The FCA says it is not trying to unravel pension freedoms despite identifying a number of market issues since the reforms were introduced.
Earlier today the regulator published its interim findings from its retirement outcomes review.
It found since the pension freedoms consumers have withdrawn their pension pots and moved their money into savings and investments elsewhere, and that many savers are moving into drawdown without advice.
The regulator also raised concerns about a lack of competition in the annuity market and limited product innovation.
It has suggested savers should be offered default investment strategies for non-advised drawdown, subject to a charge cap. It has also proposed breaking the link between tax-free cash and the pension pot which currently means some savers have to move into drawdown to access their savings.
Speaking to Money Marketing, FCA director of competition Mary Starks says the proposals are focused on ensuring the retirement market works well in the future, not reversing the reforms.
She says: “This is about the FCA trying to stay close to the market as it evolves, and spotting any future issues early. The fact we have seen such significant changes in behaviour since the freedoms show consumers really welcome the reforms and are making use of them. If they wanted to carry on buying annuities they could have done, and they haven’t.
“This is absolutely not an indictment of pension freedoms.
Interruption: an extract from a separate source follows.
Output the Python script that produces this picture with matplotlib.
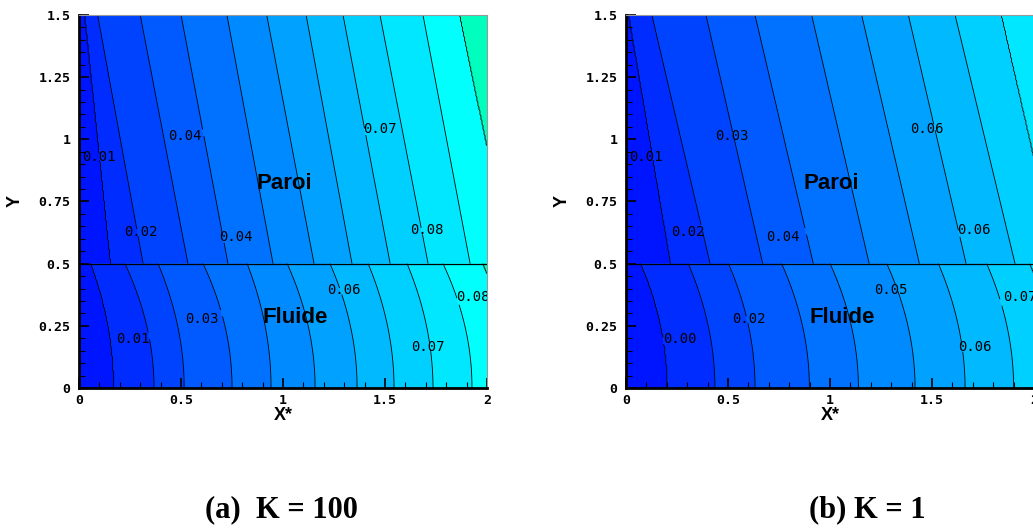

This is about what we need to do as the market evolves to make sure the freedoms work well and put the market on a strong footing for the future.”
Starks says the FCA has not tasked itself with finding out whether the reforms have been a success or failure, or “marking the homework” of pension freedoms.
She welcomes the fact the reforms have not resulted in a “Lamborghini crisis”, with savers cashing out their pensions to fund a jetset lifestyle.
But Starks says: “People aren’t taking their cash out of their pension pots and blowing it, but a lot of people are taking their cash out of their pots and saving or investing it elsewhere.
“We don’t think it’s a good sign when people are saying they don’t trust pensions or they don’t believe in them. That mistrust element is not a healthy thing in a market. That worries us, as it suggests particularly when there are bigger amounts of money at stake people might be moving their money prematurely, they might be missing out on employer contributions, they might be paying more tax than they need to, or missing out on investment growth through a cash Isa.”
She adds: “There are a series of consequences that come from taking money out of pensions because consumers don’t trust them that worries us.”